Pete Campbell is forever lost at sea. Vincent Kartheiser, the Minnesota-bred actor who portrayed the Brown Nose Most Likely to Succeed on the already iconic series "Mad Men," throws his breakthrough role overboard in "Saints & Strangers."
The new miniseries reminds viewers that Thanksgiving isn't just about stuffing your face and that the National Geographic Channel is no longer just for doomsday preppers and dog whisperers.
He's William Bradford, the Mayflower's spiritual captain, who finds time between prayers to become the five-time governor of the Plymouth Colony, a role that required him to trade in those sleek suits for dingy duds and grow a beard that looks as if it could house a family of prairie dogs.
Since the Emmy-winning series, Kartheiser has followed the trajectory of the promising shooting star: marrying a popular actress, "Gilmore Girls" graduate Alexis Bledel; spurring brisk ticket sales to gawkers for the Guthrie Theater's 2013 production of "Pride and Prejudice"; abandoning plans to move back to the Twin Cities, and building a reputation for playing cat-and-mouse with the media.

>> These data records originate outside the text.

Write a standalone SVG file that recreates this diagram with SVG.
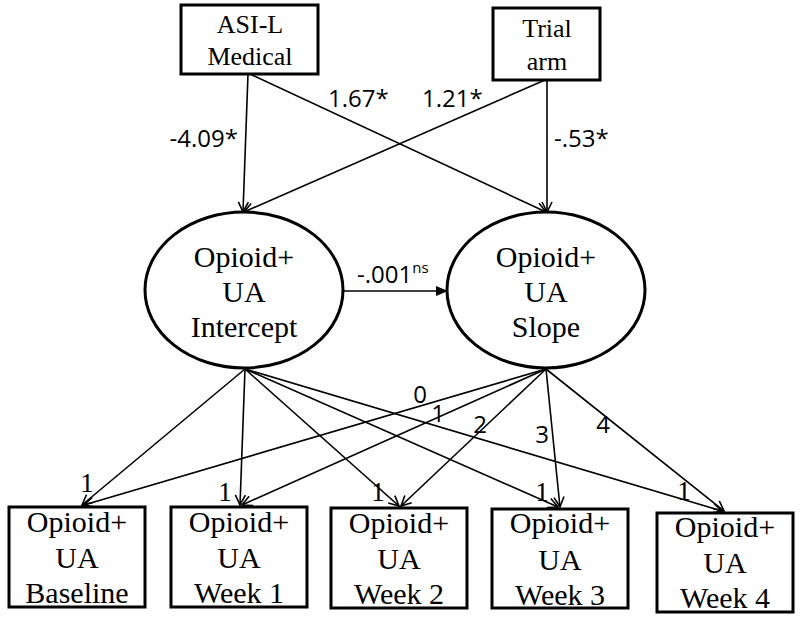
<svg xmlns="http://www.w3.org/2000/svg" width="800" height="620" viewBox="0 0 800 620">
<style>
.box{fill:#fff;stroke:#000;stroke-width:3}
.ell{fill:#fff;stroke:#000;stroke-width:3}
text.t{font-family:"Liberation Serif","Times New Roman",Times,serif;fill:#000;text-anchor:middle}
.tb{font-size:26px}
.tn{font-size:30px}
.lab{font-family:"Open Sans","Liberation Sans",Arial,sans-serif;font-size:24px;fill:#000}
text.one{font-family:"Liberation Serif","Times New Roman",Times,serif;font-size:27px;fill:#000;text-anchor:middle}
.ln{stroke:#000;stroke-width:1.6;fill:none;marker-end:url(#v)}
</style>
<defs>
<marker id="v" viewBox="0 0 12 12" refX="11" refY="6" markerWidth="12" markerHeight="12" markerUnits="userSpaceOnUse" orient="auto">
<path d="M1,1 L11,6 L1,11" fill="none" stroke="#000" stroke-width="1.6"/>
</marker>
<marker id="f" viewBox="0 0 12 12" refX="11" refY="6" markerWidth="12" markerHeight="12" markerUnits="userSpaceOnUse" orient="auto">
<path d="M0,1 L12,6 L0,11 z" fill="#000"/>
</marker>
</defs>
<g id="connectors">
<line class="ln" x1="248" y1="74" x2="243" y2="212"/>
<line class="ln" x1="250" y1="74" x2="546" y2="212"/>
<line class="ln" x1="547" y1="80" x2="547" y2="212"/>
<line class="ln" x1="545" y1="80" x2="244" y2="212"/>
<line x1="343" y1="291" x2="447" y2="291" stroke="#000" stroke-width="1.6" marker-end="url(#f)"/>
<line class="ln" x1="245" y1="369" x2="82" y2="505"/>
<line class="ln" x1="245" y1="369" x2="240" y2="505"/>
<line class="ln" x1="245" y1="369" x2="399" y2="506"/>
<line class="ln" x1="245" y1="369" x2="558" y2="507"/>
<line class="ln" x1="245" y1="369" x2="722" y2="511"/>
<line class="ln" x1="546" y1="369" x2="84" y2="505"/>
<line class="ln" x1="546" y1="369" x2="242" y2="505"/>
<line class="ln" x1="546" y1="369" x2="401" y2="506"/>
<line class="ln" x1="546" y1="369" x2="560" y2="507"/>
<line class="ln" x1="546" y1="369" x2="724" y2="511"/>
<text class="lab" x="238" y="147" text-anchor="end">-4.09*</text>
<text class="lab" x="328" y="107">1.67*</text>
<text class="lab" x="422" y="107">1.21*</text>
<text class="lab" x="554" y="147">-.53*</text>
<text class="lab" x="357" y="283">-.001<tspan font-size="15" dy="-10">ns</tspan></text>
<text class="lab" x="420" y="403" text-anchor="middle">0</text>
<text class="lab" x="438" y="422" text-anchor="middle">1</text>
<text class="lab" x="480" y="433" text-anchor="middle">2</text>
<text class="lab" x="542" y="443" text-anchor="middle">3</text>
<text class="lab" x="603" y="433" text-anchor="middle">4</text>
<text class="one" x="87" y="492">1</text>
<text class="one" x="225" y="501">1</text>
<text class="one" x="378" y="501">1</text>
<text class="one" x="542" y="501">1</text>
<text class="one" x="684" y="500">1</text>
</g>
<g id="asi">
<rect class="box" x="181" y="5" width="137" height="69"/>
<text class="t tb" x="250" y="33">ASI-L</text>
<text class="t tb" x="250" y="65">Medical</text>
</g>
<g id="trial">
<rect class="box" x="493" y="8" width="107" height="72"/>
<text class="t tb" x="547" y="37">Trial</text>
<text class="t tb" x="547" y="70">arm</text>
</g>
<g id="intercept">
<ellipse class="ell" cx="244" cy="290" rx="99" ry="78"/>
<text class="t tn" x="244" y="267">Opioid+</text>
<text class="t tn" x="244" y="302">UA</text>
<text class="t tn" x="244" y="337">Intercept</text>
</g>
<g id="slope">
<ellipse class="ell" cx="546" cy="290" rx="99" ry="78"/>
<text class="t tn" x="546" y="267">Opioid+</text>
<text class="t tn" x="546" y="302">UA</text>
<text class="t tn" x="546" y="337">Slope</text>
</g>
<g id="baseline">
<rect class="box" x="9" y="507" width="136" height="100"/>
<text class="t tn" x="77" y="532">Opioid+</text>
<text class="t tn" x="77" y="568">UA</text>
<text class="t tn" x="77" y="603">Baseline</text>
</g>
<g id="week1">
<rect class="box" x="171" y="507" width="136" height="100"/>
<text class="t tn" x="239" y="532">Opioid+</text>
<text class="t tn" x="239" y="568">UA</text>
<text class="t tn" x="239" y="603">Week 1</text>
</g>
<g id="week2">
<rect class="box" x="331" y="508" width="136" height="100"/>
<text class="t tn" x="399" y="533">Opioid+</text>
<text class="t tn" x="399" y="569">UA</text>
<text class="t tn" x="399" y="604">Week 2</text>
</g>
<g id="week3">
<rect class="box" x="492" y="509" width="136" height="99"/>
<text class="t tn" x="560" y="533">Opioid+</text>
<text class="t tn" x="560" y="570">UA</text>
<text class="t tn" x="560" y="605">Week 3</text>
</g>
<g id="week4">
<rect class="box" x="657" y="513" width="136" height="99"/>
<text class="t tn" x="725" y="537">Opioid+</text>
<text class="t tn" x="725" y="573">UA</text>
<text class="t tn" x="725" y="608">Week 4</text>
</g>
</svg>
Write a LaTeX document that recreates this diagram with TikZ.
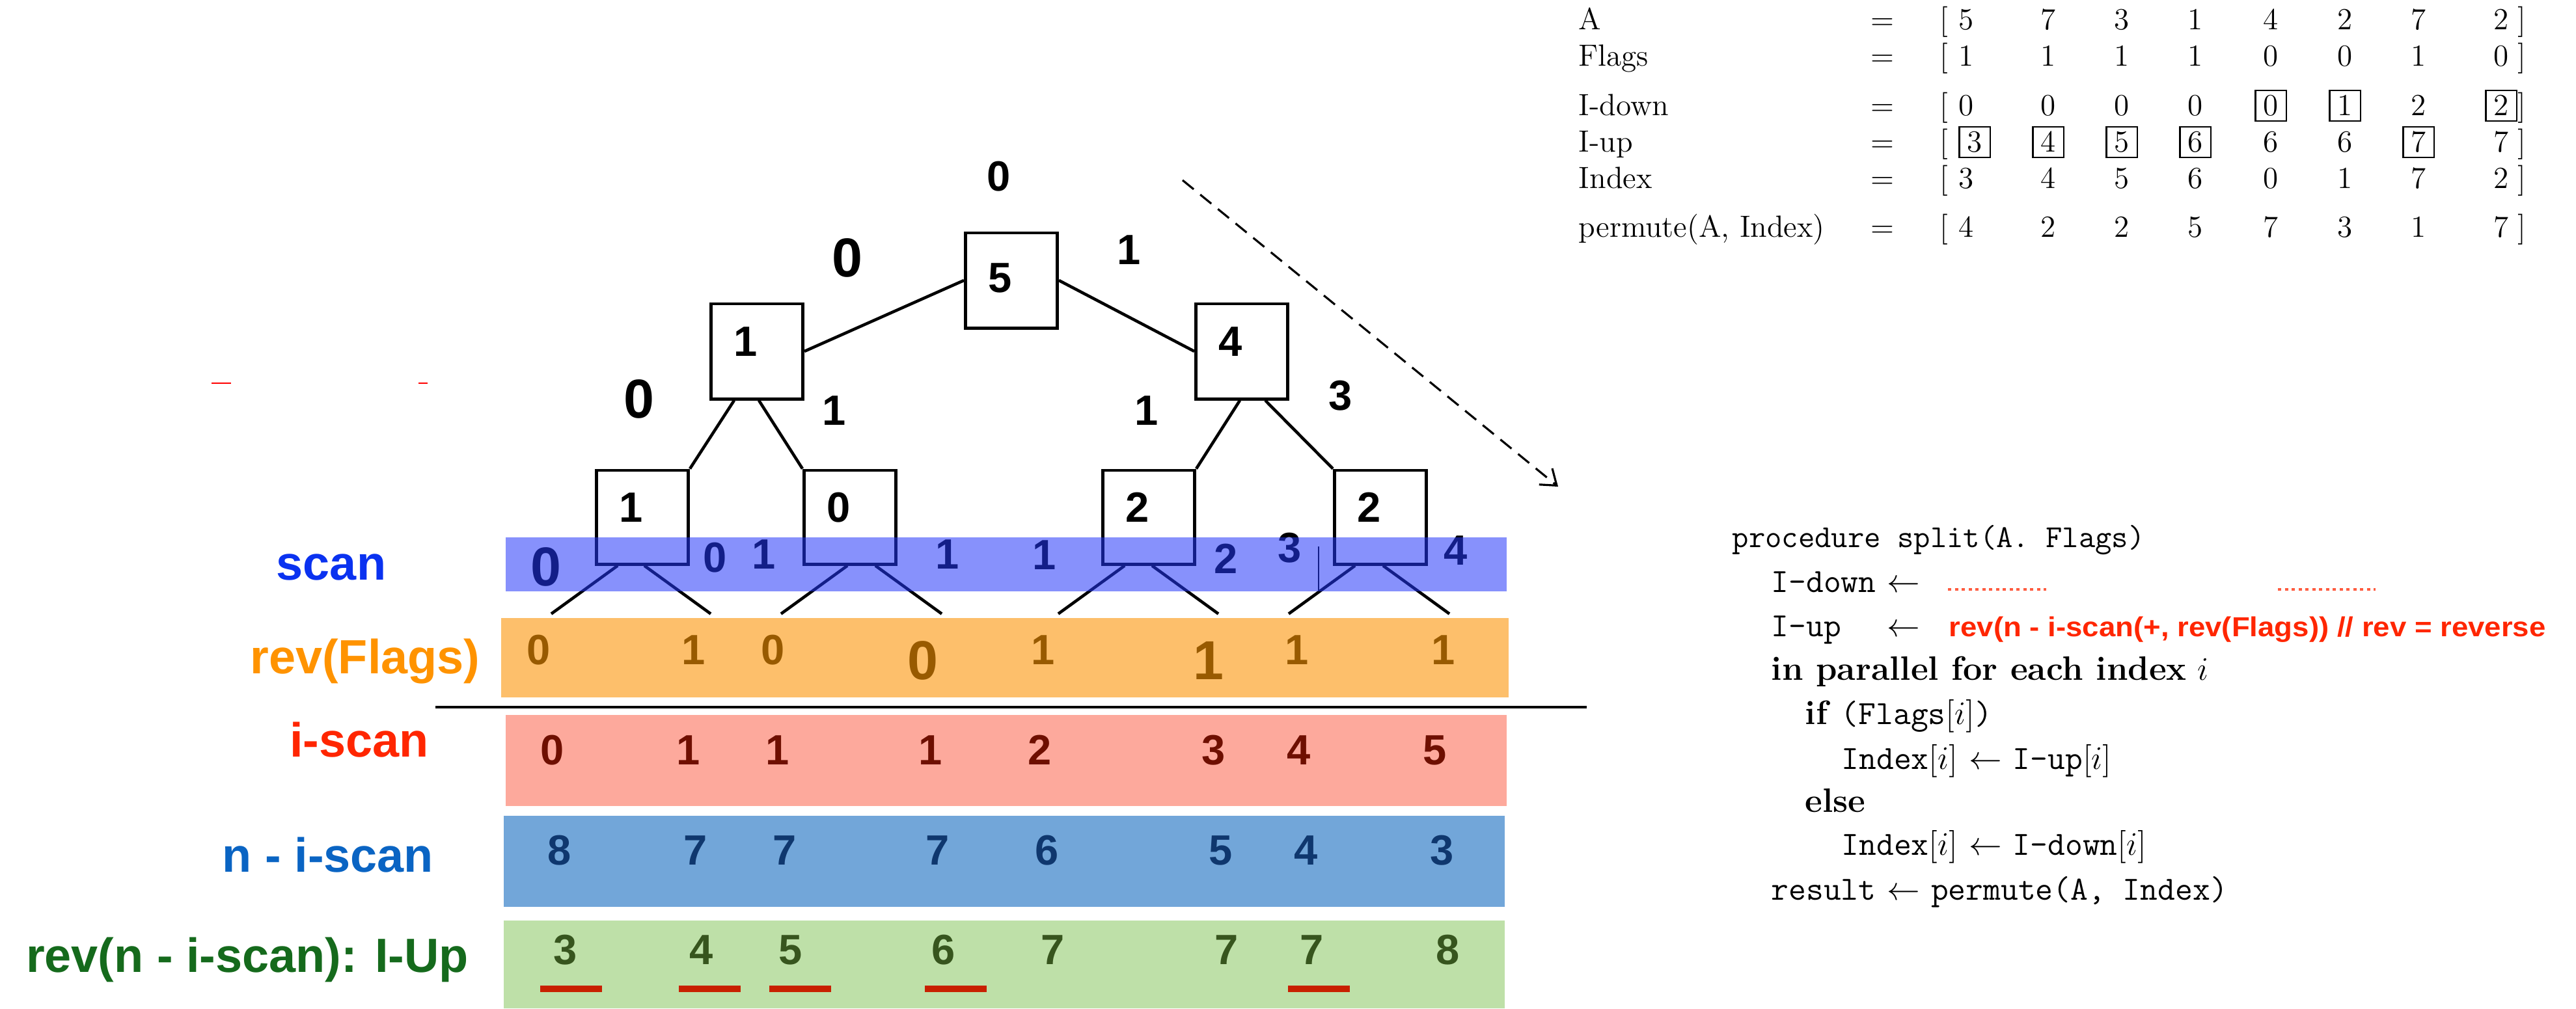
\documentclass[tikz,border=0pt]{standalone}
\usepackage{fontspec}
\newfontfamily\labelfont{Liberation Sans}
\newfontfamily\redcodefont{Liberation Sans}[FakeStretch=1.08]
\usetikzlibrary{arrows.meta}

\definecolor{scanblue}{RGB}{36,55,249}
\definecolor{scanlabel}{RGB}{10,50,240}
\definecolor{flagfill}{RGB}{253,191,107}
\definecolor{flagtext}{RGB}{152,90,0}
\definecolor{flaglabel}{RGB}{255,147,0}
\definecolor{iscanfill}{RGB}{253,169,156}
\definecolor{iscantext}{RGB}{110,15,0}
\definecolor{iscanlabel}{RGB}{255,38,0}
\definecolor{nscanfill}{RGB}{114,166,217}
\definecolor{nscantext}{RGB}{15,55,110}
\definecolor{nscanlabel}{RGB}{10,100,195}
\definecolor{iupfill}{RGB}{190,224,168}
\definecolor{iuptext}{RGB}{55,85,30}
\definecolor{iuplabel}{RGB}{21,106,28}
\definecolor{marker}{RGB}{200,32,0}

\begin{document}
\begin{tikzpicture}[
    x=0.01cm, y=-0.01cm,
    tnum/.style={inner sep=0pt, font=\labelfont\bfseries\fontsize{18.5}{20}\selectfont},
    bignum/.style={inner sep=0pt, font=\labelfont\bfseries\fontsize{24}{26}\selectfont},
    tbox/.style={draw, line width=1.4pt, minimum width=1.41cm, minimum height=1.46cm, inner sep=0pt},
    boxnum/.style={tnum, xshift=-0.17cm, yshift=0.15cm},
    edge/.style={line width=1.3pt},
    rowlabel/.style={anchor=base, inner sep=0pt, font=\labelfont\bfseries\fontsize{21}{25}\selectfont},
    mtext/.style={anchor=base west, inner sep=0pt, font=\fontsize{13.4}{16}\selectfont},
    mnum/.style={anchor=base, inner sep=0pt, font=\fontsize{13.4}{16}\selectfont},
    valbox/.style={draw, line width=0.6pt, minimum size=0.47cm, inner sep=0pt},
    code/.style={anchor=base west, inner sep=0pt, font=\fontsize{14.8}{17}\selectfont},
    redcode/.style={code, text=iscanlabel, font=\redcodefont\bfseries\fontsize{12}{14}\selectfont},
    dots/.style={iscanlabel!75, line width=0.045cm, dash pattern=on 0.05cm off 0.055cm}
]
\useasboundingbox (0,0) rectangle (3958,1550);

% tree of partial sums
\node[tbox, label={[boxnum, yshift=-0.11cm]center:5}] (root) at (1554,431) {};
\node[tbox, label={[boxnum]center:1}] (left) at (1163,540) {};
\node[tbox, label={[boxnum]center:4}] (right) at (1908,540) {};
\node[tbox, minimum height=1.44cm, label={[boxnum]center:1}] (leafa) at (987,795) {};
\node[tbox, minimum height=1.44cm, label={[boxnum]center:0}] (leafb) at (1306,795) {};
\node[tbox, minimum height=1.44cm, label={[boxnum]center:2}] (leafc) at (1765,795) {};
\node[tbox, minimum height=1.44cm, label={[boxnum]center:2}] (leafd) at (2121,795) {};

\draw[edge] (root.west) -- (left.east);
\draw[edge] (root.east) -- (right.west);
\draw[edge] ([xshift=-0.35cm]left.south) -- (leafa.north east);
\draw[edge] ([xshift=0.03cm]left.south) -- (leafb.north west);
\draw[edge] ([xshift=-0.03cm]right.south) -- (leafc.north east);
\draw[edge] ([xshift=0.36cm]right.south) -- (leafd.north west);
\foreach \leaf/\a/\b in {leafa/-38/3, leafb/-4/39, leafc/-37/5, leafd/-39/4} {
    \draw[edge] ([xshift=\a*0.01cm]\leaf.south) -- ++(-102,74);
    \draw[edge] ([xshift=\b*0.01cm]\leaf.south) -- ++(102,74);
}

% values passed down
\node[tnum] (down-root) at (1535,271) {0};
\node[bignum] (down-l) at (1302,396) {0};
\node[tnum] (down-r) at (1735,384) {1};
\node[bignum] (down-ll) at (982,613) {0};
\node[tnum] (down-lr) at (1282,631) {1};
\node[tnum] (down-rl) at (1762,631) {1};
\node[tnum] (down-rr) at (2060,608) {3};

\coordinate (from) at (1817,277);
\coordinate (to) at (2394,748);
\draw[line width=0.9pt, dash pattern=on 0.22cm off 0.13cm, -{Straight Barb[length=0.22cm, width=0.32cm]}] (from) -- (to);

% scan row (shaded over the leaves)
\node[bignum] (scan-1) at (839,871) {0};
\foreach \x/\yy/\v [count=\i from 2] in {1099/857/0, 1174/852/1, 1456/852/1, 1605/853/1, 1884/859/2, 1982/842/3, 2237/846/4}
    \node[tnum] (scan-\i) at (\x,\yy) {\v};
\draw[line width=0.5pt] (2026,840) -- (2026,909);
\fill[scanblue, fill opacity=0.55] (777,826) rectangle (2315,909);

% rev(Flags)
\fill[flagfill] (770,950) rectangle (2318,1072);
\foreach \x/\v [count=\i] in {828/0, 1066/1, 1188/0, 1603/1, 1993/1, 2218/1}
    \node[tnum, text=flagtext] (flag-\i) at (\x,999) {\v};
\node[bignum, text=flagtext] (flag-big0) at (1418,1015) {0};
\node[bignum, text=flagtext] (flag-big1) at (1857,1015) {1};

\coordinate (sepL) at (669,1087);
\coordinate (sepR) at (2438,1087);
\draw[line width=1.4pt] (sepL) -- (sepR);

% i-scan, n - i-scan, I-up
\fill[iscanfill] (777,1099) rectangle (2315,1239);
\fill[nscanfill] (774,1254) rectangle (2312,1394);
\fill[iupfill] (774,1415) rectangle (2312,1550);
\foreach \row/\yy/\dx/\col/\vals in {
    iscan/1153/0/iscantext/{0,1,1,1,2,3,4,5},
    nscan/1307/11/nscantext/{8,7,7,7,6,5,4,3},
    iup/1460/20/iuptext/{3,4,5,6,7,7,7,8}}
    \foreach \v [count=\i] in \vals {
        \pgfmathsetmacro\xx{{849,1058,1195,1430,1598,1865,1996,2205}[\i-1]+\dx}
        \node[tnum, text=\col] (\row-\i) at (\xx,\yy) {\v};
    }
\foreach \x in {830,1043,1182,1421,1979}
    \fill[marker] (\x,1515) rectangle ++(95,10);

% row labels
\node[rowlabel, text=scanlabel] (scanlab) at (509,891) {scan};
\node[rowlabel, text=flaglabel] (flaglab) at (561,1035) {rev(Flags)};
\node[rowlabel, text=iscanlabel] (iscanlab) at (552,1163) {i-scan};
\node[rowlabel, text=nscanlabel] (nscanlab) at (504,1340) {n - i-scan};
\node[rowlabel, text=iuplabel] (iuplab) at (380,1494) {rev(n - i-scan): I-Up};
\draw[red, line width=0.8pt] (325,589) -- (355,589);
\draw[red, line width=0.8pt] (643,589) -- (657,589);

% worked example
\node[mtext] (A-lab) at (2425,45) {A};
\node[mtext] (Flags-lab) at (2425,101) {Flags};
\node[mtext] (Idown-lab) at (2425,177) {I-down};
\node[mtext] (Iup-lab) at (2425,233) {I-up};
\node[mtext] (Index-lab) at (2425,289) {Index};
\node[mtext] (perm-lab) at (2425,364) {permute(A, Index)};
\foreach \yy/\vals [count=\row] in {45/{5,7,3,1,4,2,7,2}, 101/{1,1,1,1,0,0,1,0},
        177/{0,0,0,0,0,1,2,2}, 233/{3,4,5,6,6,6,7,7}, 289/{3,4,5,6,0,1,7,2}, 364/{4,2,2,5,7,3,1,7}} {
    \node[mnum] (eq-\row) at (2892,\yy) {=};
    \node[mnum] (lb-\row) at (2987,\yy) {[};
    \node[mnum] (rb-\row) at (3875,\yy) {]};
    \foreach \v [count=\i] in \vals {
        % the boxed first entry of I-up sits a little further right
        \pgfmathsetmacro\xx{{3021,3147,3260,3373,3489,3603,3716,3843}[\i-1]+(\row==4)*(\i==1)*13}
        \node[mnum] (m-\row-\i) at (\xx,\yy) {\v};
    }
}
\foreach \i in {5,6,8}
    \node[valbox] at ([yshift=0.145cm]m-3-\i.base) {};
\foreach \i in {1,2,3,4,7}
    \node[valbox] at ([yshift=0.145cm]m-4-\i.base) {};

% split procedure
\node[code, font=\fontsize{14}{17}\selectfont] (p1) at (2661,841) {\texttt{procedure split(A. Flags)}};
\node[code] (p2) at (2721,910) {\texttt{I-down} $\leftarrow$};
\draw[dots] (2993,906) -- (3144,906);
\draw[dots] (3500,906) -- (3650,906);
\node[code] (p3) at (2721,978) {\texttt{I-up\ \ } $\leftarrow$};
\node[redcode] (p3r) at (2994,978) {rev(n - i-scan(+, rev(Flags)) // rev = reverse};
\node[code] (p4) at (2721,1045) {\textbf{in parallel for each index} $i$};
\node[code] (p5) at (2773,1113) {\textbf{if} \texttt{(Flags}$[i]$\texttt{)}};
\node[code] (p6) at (2829,1182) {\texttt{Index}$[i]$ $\leftarrow$ \texttt{I-up}$[i]$};
\node[code] (p7) at (2773,1248) {\textbf{else}};
\node[code] (p8) at (2829,1314) {\texttt{Index}$[i]$ $\leftarrow$ \texttt{I-down}$[i]$};
\node[code] (p9) at (2721,1383) {\texttt{result} $\leftarrow$ \texttt{permute(A, Index)}};

\end{tikzpicture}
\end{document}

During press junkets for the "Mad Men" finale, Kartheiser was reluctant to stroll down memory lane. Papermag.com once posted a piece titled "A Brief History of Vincent Kartheiser Acting Weird."
But during a phone interview this month, Kartheiser was the same chatty, self-deprecating, witty dynamo I met while window shopping on Rodeo Drive in 2007, just before "Mad Men" premiered and changed his life. No topic — with the exception of buzz around his wife's participation in a "Gilmore Girls" sequel — was off limits.
Q: Your character in this miniseries is so religious he won't even help save a damaged Mayflower because of the Sabbath. How did you relate to that kind of devotion?
A: The idea that you would die rather than go against the word of God is foreign to my own personal experience, and I didn't want to bring in my own religious beliefs, which are quite different. I think you just have to imagine this sense of commitment as a small ball of twine and keep wrapping yourself around it until it gets larger and larger in your psyche.